- Theatrical release poster
- Directed by: Conrad Nagel
- Screenplay by: Lionel Houser Mervin J. Houser
- Story by: Anne Morrison Chapin
- Produced by: George Hirliman
- Starring: Bruce Cabot Beatrice Roberts John Sheehan Astrid Allwyn Elliot Fisher Wild Bill Elliott
- Cinematography: Mack Stengler
- Edited by: Tony Martinelli
- Production company: George A. Hirliman Productions
- Distributed by: Grand National Films Inc.
- Release date: November 5, 1937;
- Running time: 70 minutes
- Country: United States
- Language: English

= Love Takes Flight =

1937 film directed by Conrad Nagel

Love Takes Flight is a 1937 American drama film directed by Conrad Nagel and written by Lionel Houser and Mervin J. Houser. The film stars Bruce Cabot, Beatrice Roberts, John Sheehan, Astrid Allwyn, Elliot Fisher and Wild Bill Elliott. The film was released on November 5, 1937, by Grand National Films Inc.

==Plot==
Joan Lawson is flight hostess in love with the pilot, Neil Bradshaw. Neil some day wants flying solo around the world. On a flight from New York City to Los Angeles movie producer Dave Miller wants Joan to become a movie star but she wants Neil to teach her to be a pilot. The airplane is grounded in L.A due to bad weather but movie star Diane Andre, a passenger on the plane, insists that plane takes off. It does and later the plane is reported lost but it is revealed it was forced down on a mountain by the storm. While stuck on the mountain Diane offers Neil the leading man roll in her new film and he gives up his flying career.
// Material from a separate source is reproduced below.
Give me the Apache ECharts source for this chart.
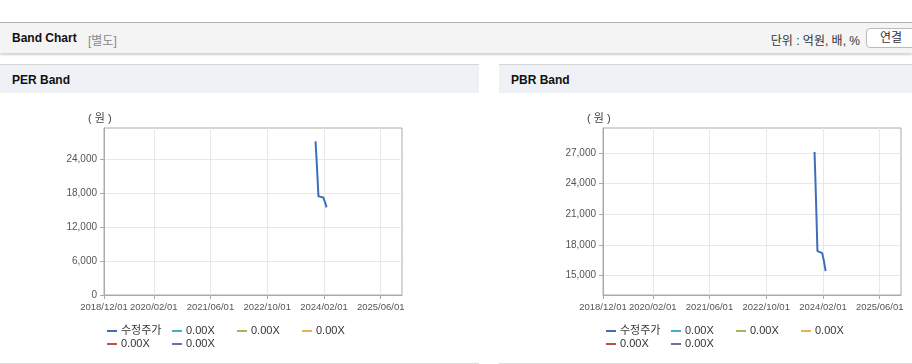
<!DOCTYPE html>
<html>
<head>
<meta charset="utf-8">
<script src="https://cdn.jsdelivr.net/npm/echarts@6/dist/echarts.min.js"></script>
<style>
  html, body { margin:0; padding:0; width:912px; height:364px; overflow:hidden; background:#fff;
    font-family: "Liberation Sans", "Noto Sans CJK KR", sans-serif; }
  .topbar { position:absolute; left:0; top:22px; width:912px; height:30px; background:#f4f4f4;
    border-top:1px solid #b2b2b2; box-shadow:0 2px 2px rgba(0,0,0,0.18); }
  .topbar .title { position:absolute; left:12px; top:8px; font-size:12px; font-weight:bold; color:#111; }
  .topbar .sub { position:absolute; left:88px; top:8px; font-size:12px; color:#888; }
  .topbar .unit { position:absolute; right:52px; top:8px; font-size:12px; color:#333; }
  .topbar .btn { position:absolute; left:866px; top:5px; width:50px; height:20px; border:1px solid #bbb;
    border-radius:4px; background:#fff; font-size:12px; color:#333; text-align:center; line-height:18px; box-sizing:border-box; }
  .panel { position:absolute; top:64px; height:298px; border-top:1px solid #d6d6d6; border-bottom:1px solid #dcdcdc; background:#fff; }
  .panel .head { position:absolute; left:0; top:0; right:0; height:28px; background:#eef2f7; }
  .panel .head span { position:absolute; left:12px; top:8px; font-size:12px; font-weight:bold; color:#111; }
  .chart { position:absolute; left:0; top:28px; width:100%; height:269px; }
</style>
</head>
<body>
<div class="topbar">
  <span class="title">Band Chart</span><span class="sub">[별도]</span>
  <span class="unit">단위 : 억원, 배, %</span>
  <div class="btn">연결</div>
</div>
<div class="panel" style="left:0; width:479px;">
  <div class="head"><span>PER Band</span></div>
  <div class="chart" id="per"></div>
</div>
<div class="panel" style="left:499px; width:413px;">
  <div class="head"><span>PBR Band</span></div>
  <div class="chart" id="pbr"></div>
</div>
<script>
// ---- data ----
const priceDates = ['2023/11/20','2023/11/28','2023/11/29','2023/12/06','2023/12/07','2023/12/14','2023/12/15','2024/01/05','2024/01/25','2024/02/09','2024/02/23'];
const priceValues = [27100, 27050, 23900, 23800, 20700, 20600, 17400, 17300, 17200, 16400, 15450];
const bandNames = ['0.00X','0.00X ','0.00X  ','0.00X   ','0.00X    '];
const bandColors = ['#4bacc6','#9bbb59','#e9b24f','#c0504d','#8064a2'];
const bandValues = [[],[],[],[],[]];
const xTickLabels = ['2018/12/01','2020/02/01','2021/06/01','2022/10/01','2024/02/01','2025/06/01'];
const xRange = ['2018/12/01','2025/12/01'];
const perYTicks = [0, 6000, 12000, 18000, 24000];
const perYRange = [0, 29450];
const pbrYTicks = [15000, 18000, 21000, 24000, 27000];
const pbrYRange = [13100, 29450];
const priceName = '수정주가';
const priceColor = '#3d6fb9';

function ts(s) { const p = s.split('/').map(Number); return Date.UTC(p[0], p[1]-1, p[2]); }
function fmtDate(v) {
  const d = new Date(v);
  const mm = String(d.getUTCMonth()+1).padStart(2,'0');
  const dd = String(d.getUTCDate()).padStart(2,'0');
  return d.getUTCFullYear() + '/' + mm + '/' + dd;
}
const FONT = '"Liberation Sans", "Noto Sans CJK KR", sans-serif';

function build(yTicks, yRange) {
  const xTicks = xTickLabels.map(ts);
  const series = [{
    name: priceName, type: 'line', showSymbol: false, symbol: 'none',
    data: priceDates.map((d, i) => [ts(d), priceValues[i]]),
    lineStyle: { color: priceColor, width: 2 }, itemStyle: { color: priceColor }
  }];
  bandNames.forEach((n, i) => series.push({
    name: n, type: 'line', showSymbol: false, symbol: 'none', data: bandValues[i],
    lineStyle: { color: bandColors[i], width: 2 }, itemStyle: { color: bandColors[i] }
  }));
  const allNames = [priceName].concat(bandNames);
  const cols = [107, 172, 237, 302];
  const legendPos = [[0,0],[1,0],[2,0],[3,0],[0,1],[1,1]];
  const legends = allNames.map((n, i) => ({
    data: [n], left: cols[legendPos[i][0]], top: legendPos[i][1] ? 245.5 : 232.5,
    padding: 0, itemWidth: 10, itemHeight: 2, itemGap: 0, icon: 'rect',
    selectedMode: false,
    formatter: function (name) { return name.trim(); },
    textStyle: { fontSize: 11, color: '#333', fontFamily: FONT, padding: [0,0,0,-1] }
  }));
  return {
    animation: false,
    textStyle: { fontFamily: FONT },
    grid: { left: 104, top: 35, width: 298, height: 167, show: true, borderColor: '#aaa', borderWidth: 1, containLabel: false },
    legend: legends,
    graphic: [{ type: 'text', left: 88, top: 20, style: { text: '( 원 )', fontSize: 11, fill: '#444', fontFamily: FONT } }],
    xAxis: {
      type: 'value', min: ts(xRange[0]) - 3600000, max: ts(xRange[1]),
      axisLine: { lineStyle: { color: '#aaa' } },
      axisTick: { show: true, length: 4, customValues: xTicks, lineStyle: { color: '#aaa' } },
      axisLabel: { customValues: xTicks, formatter: fmtDate, fontSize: 9.5, color: '#555', margin: 8, fontFamily: FONT,
        showMinLabel: true, showMaxLabel: true, hideOverlap: false },
      splitLine: { show: true, lineStyle: { color: '#e8e8e8' } }
    },
    yAxis: {
      type: 'value', min: yRange[0], max: yRange[1],
      axisLine: { show: true, lineStyle: { color: '#aaa' } },
      axisTick: { show: true, length: 4, customValues: yTicks, lineStyle: { color: '#aaa' } },
      axisLabel: { customValues: yTicks, fontSize: 10, color: '#555', margin: 7, fontFamily: FONT,
        formatter: v => Number(v).toLocaleString('en-US') },
      splitLine: { show: true, lineStyle: { color: '#e8e8e8' } }
    },
    series: series
  };
}
echarts.init(document.getElementById('per')).setOption(build(perYTicks, perYRange));
echarts.init(document.getElementById('pbr')).setOption(build(pbrYTicks, pbrYRange));
</script>
</body>
</html>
Joan decides she will go on with her flying lessons and plans to fly around the world solo.

==Cast==
- Bruce Cabot as Neil 'Brad' Bradshaw
- Beatrice Roberts as Joan Lawson
- John Sheehan as Spud Johnson
- Astrid Allwyn as Diane Audre
- Elliot Fisher as Tommy Lawson
- Wild Bill Elliott as Bill Parker
- Edwin Maxwell as Dave Miller
- Harry Tyler as Harry Stone
- Peter Potter as Tex Rice
- Grady Sutton as Donald
- Arthur Hoyt as Grey
- William L. Thorne as Bill Parker Sr.
- Brooks Benedict as Eddie
- Henry Roquemore as Woodsy
- Carol Tevis as Myrtle Johnson
- Jack Duffy as Bartender
- Reed Howes as NBC Announcer
==Critical reception==
Variety provided a negative review and wrote, "Poorly cast and loosely directed plane yarn is entirely too airy for discriminating patrons ... Conrad Nagel's attempt at directing is still an attempt." Of the actors, the reviewer commented "[Beatrice] Roberts ... displays lack of animation ... [Bruce] Cabot easily walks away with the film. Astrid Allwyn, as the siren, is also okay."